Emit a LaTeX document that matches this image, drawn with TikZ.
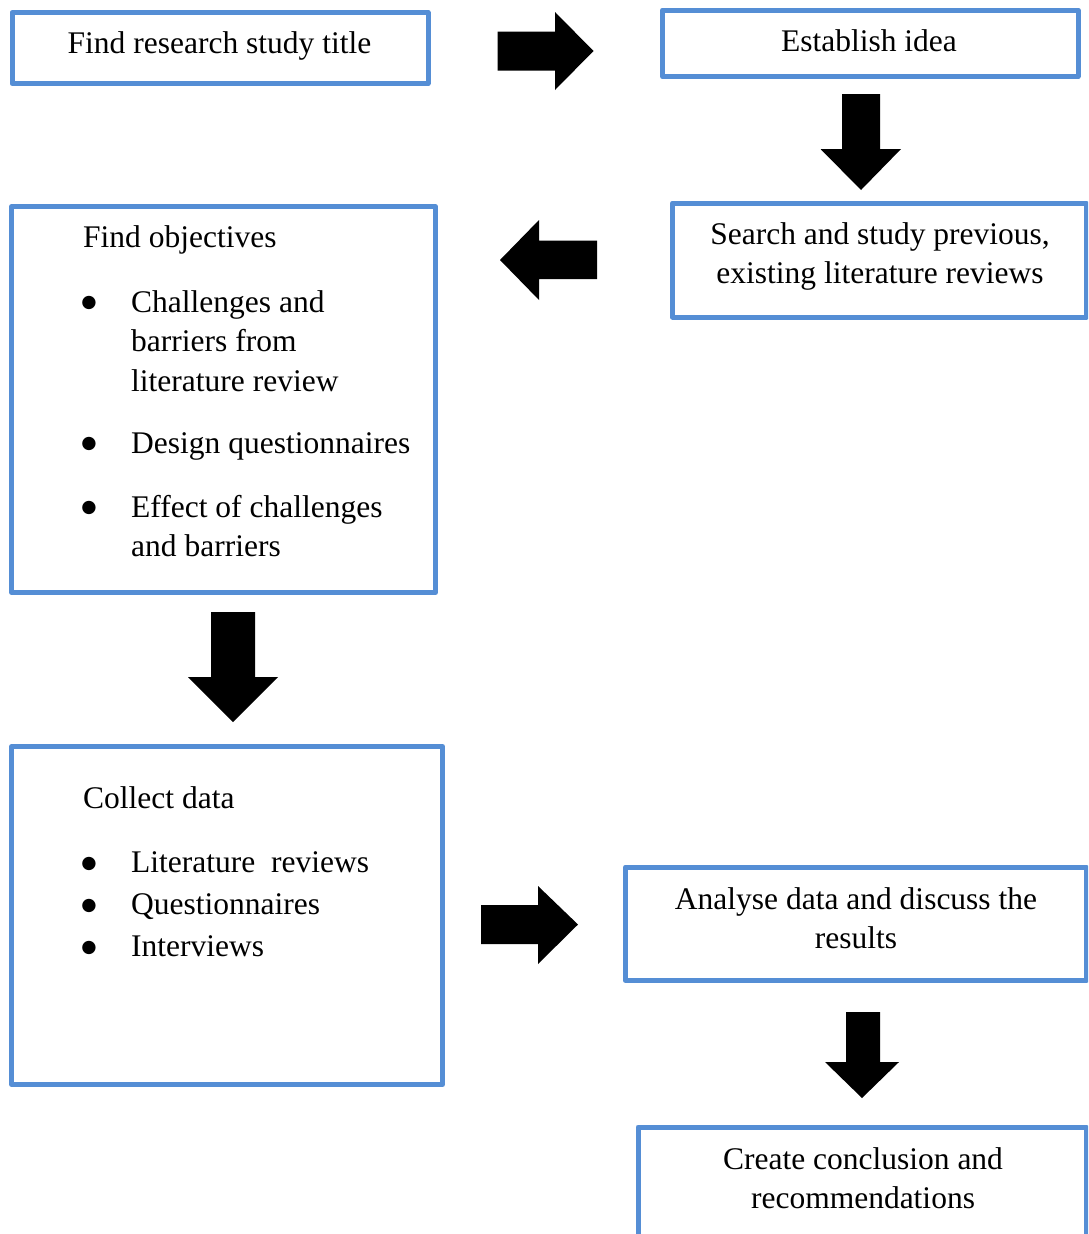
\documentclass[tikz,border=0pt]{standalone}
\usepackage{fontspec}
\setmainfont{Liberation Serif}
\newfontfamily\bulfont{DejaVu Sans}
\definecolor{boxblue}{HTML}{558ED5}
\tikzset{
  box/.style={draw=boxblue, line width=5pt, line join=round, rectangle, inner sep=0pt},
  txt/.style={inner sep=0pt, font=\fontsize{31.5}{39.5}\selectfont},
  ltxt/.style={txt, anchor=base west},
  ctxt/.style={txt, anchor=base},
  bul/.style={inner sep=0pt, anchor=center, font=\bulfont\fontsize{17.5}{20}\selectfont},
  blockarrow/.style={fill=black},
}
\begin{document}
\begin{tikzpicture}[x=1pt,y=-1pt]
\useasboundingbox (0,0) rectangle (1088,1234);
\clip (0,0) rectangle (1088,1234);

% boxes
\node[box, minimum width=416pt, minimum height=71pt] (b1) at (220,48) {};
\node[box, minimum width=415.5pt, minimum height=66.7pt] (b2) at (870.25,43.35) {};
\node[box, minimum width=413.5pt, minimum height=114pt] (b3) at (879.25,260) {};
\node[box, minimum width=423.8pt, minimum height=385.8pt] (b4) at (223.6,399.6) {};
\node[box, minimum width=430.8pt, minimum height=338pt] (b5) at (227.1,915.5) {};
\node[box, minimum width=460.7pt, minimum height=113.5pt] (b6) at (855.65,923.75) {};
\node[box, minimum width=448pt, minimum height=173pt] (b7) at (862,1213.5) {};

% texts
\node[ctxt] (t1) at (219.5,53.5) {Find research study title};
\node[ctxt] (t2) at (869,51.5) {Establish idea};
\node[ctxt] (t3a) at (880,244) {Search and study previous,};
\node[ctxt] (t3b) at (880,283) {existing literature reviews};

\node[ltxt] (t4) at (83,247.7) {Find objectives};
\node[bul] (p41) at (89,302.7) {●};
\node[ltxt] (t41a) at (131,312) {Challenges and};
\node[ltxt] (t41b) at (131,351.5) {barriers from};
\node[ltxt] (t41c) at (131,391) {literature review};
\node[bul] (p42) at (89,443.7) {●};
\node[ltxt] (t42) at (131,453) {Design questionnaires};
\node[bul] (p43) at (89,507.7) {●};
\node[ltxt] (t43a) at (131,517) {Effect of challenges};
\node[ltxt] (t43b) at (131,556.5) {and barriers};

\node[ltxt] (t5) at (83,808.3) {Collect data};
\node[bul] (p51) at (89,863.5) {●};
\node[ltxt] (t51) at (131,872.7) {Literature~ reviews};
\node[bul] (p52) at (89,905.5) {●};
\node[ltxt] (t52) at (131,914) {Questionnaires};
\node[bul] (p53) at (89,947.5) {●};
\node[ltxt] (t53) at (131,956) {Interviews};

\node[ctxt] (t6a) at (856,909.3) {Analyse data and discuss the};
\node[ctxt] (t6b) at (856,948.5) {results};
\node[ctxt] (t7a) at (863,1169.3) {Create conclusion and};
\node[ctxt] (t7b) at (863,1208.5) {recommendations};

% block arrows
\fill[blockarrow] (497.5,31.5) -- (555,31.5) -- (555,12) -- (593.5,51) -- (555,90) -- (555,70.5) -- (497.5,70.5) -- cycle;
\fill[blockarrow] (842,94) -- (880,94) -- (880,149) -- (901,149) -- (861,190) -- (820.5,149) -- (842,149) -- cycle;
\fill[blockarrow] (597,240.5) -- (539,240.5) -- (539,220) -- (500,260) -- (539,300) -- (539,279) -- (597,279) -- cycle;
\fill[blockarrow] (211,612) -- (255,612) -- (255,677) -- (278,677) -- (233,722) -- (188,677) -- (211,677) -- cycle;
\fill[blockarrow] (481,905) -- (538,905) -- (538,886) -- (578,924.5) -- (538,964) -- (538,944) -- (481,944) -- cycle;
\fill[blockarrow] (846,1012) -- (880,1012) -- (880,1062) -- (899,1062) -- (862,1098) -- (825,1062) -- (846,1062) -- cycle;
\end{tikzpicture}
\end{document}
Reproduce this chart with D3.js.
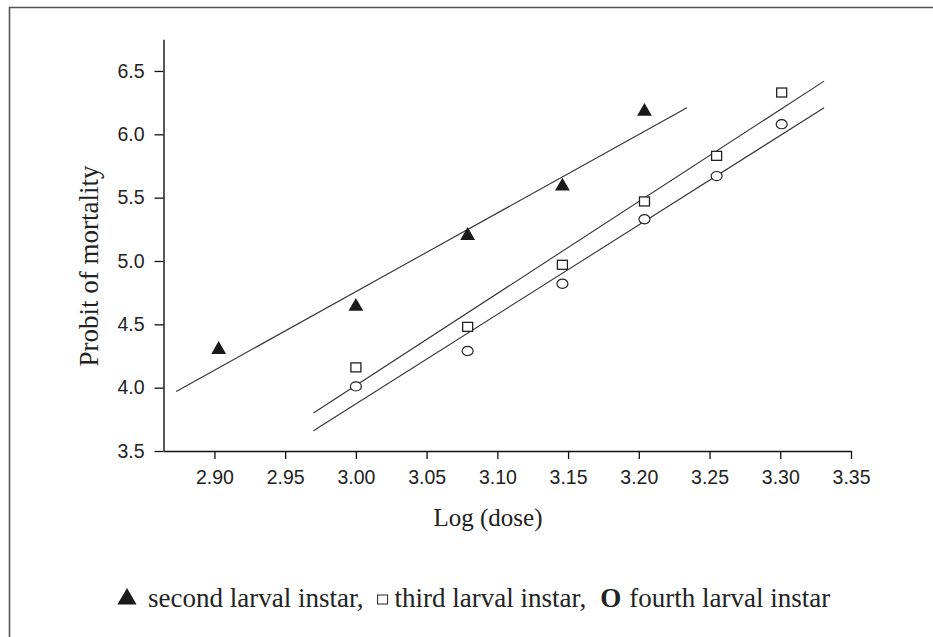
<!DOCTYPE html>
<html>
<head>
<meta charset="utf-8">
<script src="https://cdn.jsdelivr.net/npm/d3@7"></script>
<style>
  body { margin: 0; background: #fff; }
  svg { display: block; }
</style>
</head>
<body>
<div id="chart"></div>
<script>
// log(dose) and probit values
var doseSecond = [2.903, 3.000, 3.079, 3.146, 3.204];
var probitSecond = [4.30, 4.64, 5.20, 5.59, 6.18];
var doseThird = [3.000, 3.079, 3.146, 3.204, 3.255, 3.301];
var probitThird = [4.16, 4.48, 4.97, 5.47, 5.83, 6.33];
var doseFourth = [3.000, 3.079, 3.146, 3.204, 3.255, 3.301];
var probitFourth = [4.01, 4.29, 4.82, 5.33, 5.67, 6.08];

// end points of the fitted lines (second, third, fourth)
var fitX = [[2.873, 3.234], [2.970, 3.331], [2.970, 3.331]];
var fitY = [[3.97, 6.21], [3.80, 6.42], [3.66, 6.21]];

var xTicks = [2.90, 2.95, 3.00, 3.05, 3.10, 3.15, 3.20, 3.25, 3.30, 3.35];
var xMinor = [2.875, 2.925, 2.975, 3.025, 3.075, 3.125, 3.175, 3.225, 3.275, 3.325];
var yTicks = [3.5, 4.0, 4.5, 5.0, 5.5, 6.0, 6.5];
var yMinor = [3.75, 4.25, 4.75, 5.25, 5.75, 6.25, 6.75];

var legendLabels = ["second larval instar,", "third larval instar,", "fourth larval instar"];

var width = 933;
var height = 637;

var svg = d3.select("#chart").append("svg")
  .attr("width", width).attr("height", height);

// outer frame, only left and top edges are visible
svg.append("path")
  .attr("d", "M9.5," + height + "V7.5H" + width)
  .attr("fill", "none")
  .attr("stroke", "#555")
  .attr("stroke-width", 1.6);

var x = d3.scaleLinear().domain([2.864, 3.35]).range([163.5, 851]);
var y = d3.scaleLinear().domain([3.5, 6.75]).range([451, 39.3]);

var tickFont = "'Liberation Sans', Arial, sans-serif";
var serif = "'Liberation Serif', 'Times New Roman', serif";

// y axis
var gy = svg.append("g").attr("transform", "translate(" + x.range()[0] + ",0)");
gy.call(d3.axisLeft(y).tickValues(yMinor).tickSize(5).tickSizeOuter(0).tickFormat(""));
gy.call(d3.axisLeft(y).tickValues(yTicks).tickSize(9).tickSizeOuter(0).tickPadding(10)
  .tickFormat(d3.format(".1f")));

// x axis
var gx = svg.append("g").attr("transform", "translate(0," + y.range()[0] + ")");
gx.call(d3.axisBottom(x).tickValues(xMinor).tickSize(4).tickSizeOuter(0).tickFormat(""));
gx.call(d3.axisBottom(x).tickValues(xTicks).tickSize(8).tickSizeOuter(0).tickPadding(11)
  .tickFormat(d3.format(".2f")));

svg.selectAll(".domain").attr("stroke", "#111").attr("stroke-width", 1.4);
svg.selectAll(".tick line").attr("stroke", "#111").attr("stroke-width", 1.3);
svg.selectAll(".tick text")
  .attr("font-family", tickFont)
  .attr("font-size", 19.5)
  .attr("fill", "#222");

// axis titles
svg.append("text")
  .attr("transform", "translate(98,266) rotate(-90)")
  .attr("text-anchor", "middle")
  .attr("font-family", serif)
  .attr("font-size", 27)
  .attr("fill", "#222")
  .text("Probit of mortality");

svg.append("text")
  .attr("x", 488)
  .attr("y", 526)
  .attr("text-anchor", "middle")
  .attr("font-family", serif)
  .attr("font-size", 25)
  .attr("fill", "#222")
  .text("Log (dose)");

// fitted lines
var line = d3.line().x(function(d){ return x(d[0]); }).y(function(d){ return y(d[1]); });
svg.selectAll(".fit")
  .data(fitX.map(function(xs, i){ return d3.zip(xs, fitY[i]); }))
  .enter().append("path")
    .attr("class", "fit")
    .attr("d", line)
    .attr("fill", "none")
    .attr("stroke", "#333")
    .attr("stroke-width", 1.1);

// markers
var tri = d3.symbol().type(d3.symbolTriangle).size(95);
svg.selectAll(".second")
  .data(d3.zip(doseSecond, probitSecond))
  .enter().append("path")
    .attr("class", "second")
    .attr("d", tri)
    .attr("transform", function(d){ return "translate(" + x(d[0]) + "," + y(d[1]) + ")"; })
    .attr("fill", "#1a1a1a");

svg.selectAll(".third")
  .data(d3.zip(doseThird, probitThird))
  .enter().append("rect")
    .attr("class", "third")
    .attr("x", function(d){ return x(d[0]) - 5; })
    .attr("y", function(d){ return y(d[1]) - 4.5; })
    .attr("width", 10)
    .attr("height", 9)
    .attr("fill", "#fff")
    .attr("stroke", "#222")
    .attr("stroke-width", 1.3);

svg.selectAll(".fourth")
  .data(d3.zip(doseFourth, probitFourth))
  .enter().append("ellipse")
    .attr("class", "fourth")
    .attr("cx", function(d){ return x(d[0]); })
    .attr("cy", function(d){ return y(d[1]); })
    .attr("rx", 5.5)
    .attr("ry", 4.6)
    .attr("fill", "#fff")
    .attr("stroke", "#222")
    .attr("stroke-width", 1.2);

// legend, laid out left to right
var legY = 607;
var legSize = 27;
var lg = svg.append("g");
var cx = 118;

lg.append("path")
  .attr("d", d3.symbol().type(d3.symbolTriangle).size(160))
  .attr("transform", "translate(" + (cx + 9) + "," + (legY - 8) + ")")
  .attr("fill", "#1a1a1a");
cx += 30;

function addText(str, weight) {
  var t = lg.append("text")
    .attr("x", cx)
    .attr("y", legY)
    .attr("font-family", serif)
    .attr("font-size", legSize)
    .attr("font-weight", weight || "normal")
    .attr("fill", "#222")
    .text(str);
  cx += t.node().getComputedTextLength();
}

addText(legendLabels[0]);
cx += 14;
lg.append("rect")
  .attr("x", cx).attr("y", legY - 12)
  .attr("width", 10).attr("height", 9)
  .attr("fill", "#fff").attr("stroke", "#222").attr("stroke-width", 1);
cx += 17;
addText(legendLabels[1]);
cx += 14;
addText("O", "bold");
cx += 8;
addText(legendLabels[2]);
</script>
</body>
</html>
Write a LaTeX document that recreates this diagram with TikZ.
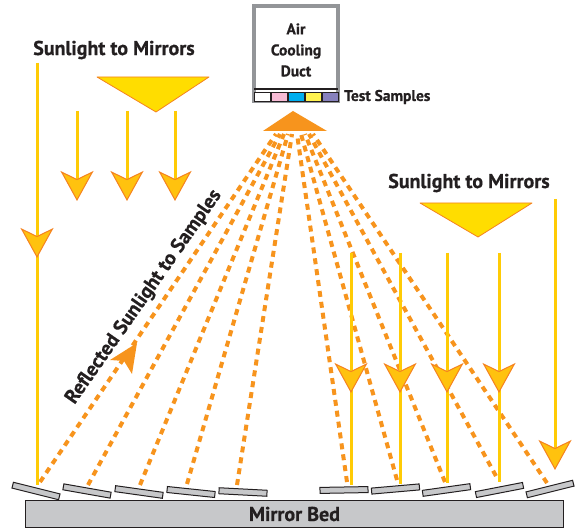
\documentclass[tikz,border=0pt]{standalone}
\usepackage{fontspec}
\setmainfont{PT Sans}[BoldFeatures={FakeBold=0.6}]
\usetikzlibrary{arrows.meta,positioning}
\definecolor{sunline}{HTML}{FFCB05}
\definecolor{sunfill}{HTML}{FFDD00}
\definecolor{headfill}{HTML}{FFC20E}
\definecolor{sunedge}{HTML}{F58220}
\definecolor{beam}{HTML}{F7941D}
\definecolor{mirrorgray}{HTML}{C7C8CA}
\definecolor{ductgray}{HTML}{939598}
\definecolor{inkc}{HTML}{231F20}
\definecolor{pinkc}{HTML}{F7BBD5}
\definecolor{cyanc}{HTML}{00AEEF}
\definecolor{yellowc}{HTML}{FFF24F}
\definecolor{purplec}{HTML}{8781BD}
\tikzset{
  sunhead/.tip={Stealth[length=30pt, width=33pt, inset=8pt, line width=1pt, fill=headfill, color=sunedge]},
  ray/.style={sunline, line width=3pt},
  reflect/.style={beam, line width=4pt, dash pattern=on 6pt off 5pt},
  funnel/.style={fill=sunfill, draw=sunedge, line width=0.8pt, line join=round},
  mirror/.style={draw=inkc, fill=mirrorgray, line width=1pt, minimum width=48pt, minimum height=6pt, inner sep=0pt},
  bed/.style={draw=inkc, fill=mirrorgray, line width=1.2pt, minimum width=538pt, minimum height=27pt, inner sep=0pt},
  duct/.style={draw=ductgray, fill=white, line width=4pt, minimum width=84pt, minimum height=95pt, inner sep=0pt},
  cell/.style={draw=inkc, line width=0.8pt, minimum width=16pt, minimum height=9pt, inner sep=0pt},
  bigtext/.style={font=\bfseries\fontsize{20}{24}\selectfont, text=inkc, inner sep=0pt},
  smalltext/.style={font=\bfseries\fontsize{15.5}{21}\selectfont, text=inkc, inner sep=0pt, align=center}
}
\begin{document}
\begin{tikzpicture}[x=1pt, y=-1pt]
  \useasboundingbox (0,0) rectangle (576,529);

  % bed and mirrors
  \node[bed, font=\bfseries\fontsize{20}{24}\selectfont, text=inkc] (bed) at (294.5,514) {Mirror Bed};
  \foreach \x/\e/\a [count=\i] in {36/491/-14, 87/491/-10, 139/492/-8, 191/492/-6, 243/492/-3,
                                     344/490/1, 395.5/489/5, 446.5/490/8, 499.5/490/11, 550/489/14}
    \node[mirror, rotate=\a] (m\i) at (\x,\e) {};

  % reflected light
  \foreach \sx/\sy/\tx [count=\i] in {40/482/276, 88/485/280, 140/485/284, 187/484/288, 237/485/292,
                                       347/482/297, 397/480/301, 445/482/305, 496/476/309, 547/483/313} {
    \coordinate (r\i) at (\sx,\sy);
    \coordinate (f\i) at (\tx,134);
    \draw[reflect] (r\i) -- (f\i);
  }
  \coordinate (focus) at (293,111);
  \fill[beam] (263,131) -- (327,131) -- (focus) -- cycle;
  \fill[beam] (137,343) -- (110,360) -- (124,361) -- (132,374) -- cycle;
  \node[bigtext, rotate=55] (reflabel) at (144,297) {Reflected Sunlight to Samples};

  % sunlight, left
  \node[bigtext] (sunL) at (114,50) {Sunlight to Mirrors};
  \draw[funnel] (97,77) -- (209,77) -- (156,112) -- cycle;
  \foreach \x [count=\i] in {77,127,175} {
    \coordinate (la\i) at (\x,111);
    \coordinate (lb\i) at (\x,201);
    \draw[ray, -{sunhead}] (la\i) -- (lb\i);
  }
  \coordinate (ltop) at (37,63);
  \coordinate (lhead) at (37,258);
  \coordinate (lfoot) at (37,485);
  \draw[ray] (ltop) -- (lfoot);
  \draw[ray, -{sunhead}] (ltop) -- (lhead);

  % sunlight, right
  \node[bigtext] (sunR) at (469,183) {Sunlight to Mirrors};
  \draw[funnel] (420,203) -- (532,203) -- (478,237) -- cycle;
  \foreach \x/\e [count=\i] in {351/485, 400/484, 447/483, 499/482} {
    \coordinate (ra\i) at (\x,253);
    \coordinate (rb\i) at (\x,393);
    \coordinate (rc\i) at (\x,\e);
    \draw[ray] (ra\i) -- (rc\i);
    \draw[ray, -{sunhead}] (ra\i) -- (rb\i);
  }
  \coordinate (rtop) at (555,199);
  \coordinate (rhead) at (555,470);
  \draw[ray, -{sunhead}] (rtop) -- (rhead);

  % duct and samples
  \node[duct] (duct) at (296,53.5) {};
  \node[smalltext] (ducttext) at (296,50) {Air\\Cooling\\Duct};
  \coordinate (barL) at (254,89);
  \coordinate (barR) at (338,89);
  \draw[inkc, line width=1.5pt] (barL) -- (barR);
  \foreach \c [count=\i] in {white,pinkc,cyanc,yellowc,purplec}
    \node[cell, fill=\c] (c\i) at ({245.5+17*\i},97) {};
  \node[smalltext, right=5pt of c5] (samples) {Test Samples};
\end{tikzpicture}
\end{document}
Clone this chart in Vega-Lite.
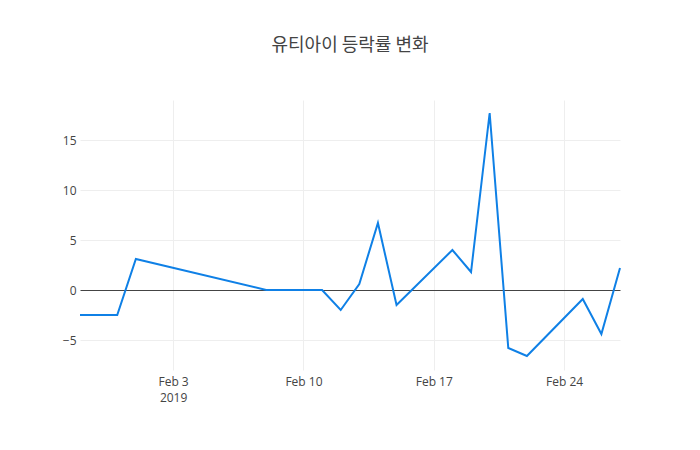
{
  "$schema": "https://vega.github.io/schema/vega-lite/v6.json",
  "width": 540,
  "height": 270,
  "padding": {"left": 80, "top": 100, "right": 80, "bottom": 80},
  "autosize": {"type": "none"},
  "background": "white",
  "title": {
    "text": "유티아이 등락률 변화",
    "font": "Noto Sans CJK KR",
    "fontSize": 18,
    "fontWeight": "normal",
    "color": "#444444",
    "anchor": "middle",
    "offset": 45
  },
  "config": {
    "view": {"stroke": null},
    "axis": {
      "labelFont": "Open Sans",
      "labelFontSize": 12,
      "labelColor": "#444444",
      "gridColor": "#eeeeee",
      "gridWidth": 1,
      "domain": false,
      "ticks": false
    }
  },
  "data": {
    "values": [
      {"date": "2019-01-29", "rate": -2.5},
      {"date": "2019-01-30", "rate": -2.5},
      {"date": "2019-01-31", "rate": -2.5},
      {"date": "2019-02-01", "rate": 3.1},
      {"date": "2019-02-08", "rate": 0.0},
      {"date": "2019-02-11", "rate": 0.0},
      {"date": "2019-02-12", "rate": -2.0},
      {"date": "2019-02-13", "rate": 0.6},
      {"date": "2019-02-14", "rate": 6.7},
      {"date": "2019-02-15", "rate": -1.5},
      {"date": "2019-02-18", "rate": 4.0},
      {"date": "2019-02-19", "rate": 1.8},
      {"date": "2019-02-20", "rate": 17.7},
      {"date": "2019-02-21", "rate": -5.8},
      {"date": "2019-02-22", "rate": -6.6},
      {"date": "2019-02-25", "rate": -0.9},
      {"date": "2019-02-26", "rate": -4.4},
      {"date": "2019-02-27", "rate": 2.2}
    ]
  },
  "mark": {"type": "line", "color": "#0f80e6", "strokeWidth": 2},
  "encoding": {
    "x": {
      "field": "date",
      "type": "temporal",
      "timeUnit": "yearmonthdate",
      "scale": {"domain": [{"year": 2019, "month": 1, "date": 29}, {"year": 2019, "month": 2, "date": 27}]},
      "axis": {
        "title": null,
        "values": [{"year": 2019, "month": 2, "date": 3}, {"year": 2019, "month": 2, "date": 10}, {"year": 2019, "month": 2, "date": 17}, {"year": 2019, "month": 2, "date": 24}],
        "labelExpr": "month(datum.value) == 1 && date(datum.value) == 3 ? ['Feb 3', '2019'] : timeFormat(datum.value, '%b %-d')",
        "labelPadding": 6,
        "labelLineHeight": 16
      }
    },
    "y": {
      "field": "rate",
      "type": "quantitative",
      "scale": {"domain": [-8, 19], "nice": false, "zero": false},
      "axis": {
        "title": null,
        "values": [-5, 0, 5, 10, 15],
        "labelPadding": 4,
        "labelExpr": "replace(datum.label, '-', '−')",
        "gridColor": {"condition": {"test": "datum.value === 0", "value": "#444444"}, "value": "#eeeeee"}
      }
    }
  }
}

══════════════════════════════

> **CHALLENGE**
Your task is to retype exactly the lines from the one containing "Reproduce this chart with D3.js." through the one containing "var fitY = [[3.97, 6.21], [3.80, 6.42], [3.66, 6.21]];", leaving every picture out.

> **REPLY TO THE EXERCISE**
Reproduce this chart with D3.js.
<!DOCTYPE html>
<html>
<head>
<meta charset="utf-8">
<script src="https://cdn.jsdelivr.net/npm/d3@7"></script>
<style>
  body { margin: 0; background: #fff; }
  svg { display: block; }
</style>
</head>
<body>
<div id="chart"></div>
<script>
// log(dose) and probit values
var doseSecond = [2.903, 3.000, 3.079, 3.146, 3.204];
var probitSecond = [4.30, 4.64, 5.20, 5.59, 6.18];
var doseThird = [3.000, 3.079, 3.146, 3.204, 3.255, 3.301];
var probitThird = [4.16, 4.48, 4.97, 5.47, 5.83, 6.33];
var doseFourth = [3.000, 3.079, 3.146, 3.204, 3.255, 3.301];
var probitFourth = [4.01, 4.29, 4.82, 5.33, 5.67, 6.08];

// end points of the fitted lines (second, third, fourth)
var fitX = [[2.873, 3.234], [2.970, 3.331], [2.970, 3.331]];
var fitY = [[3.97, 6.21], [3.80, 6.42], [3.66, 6.21]];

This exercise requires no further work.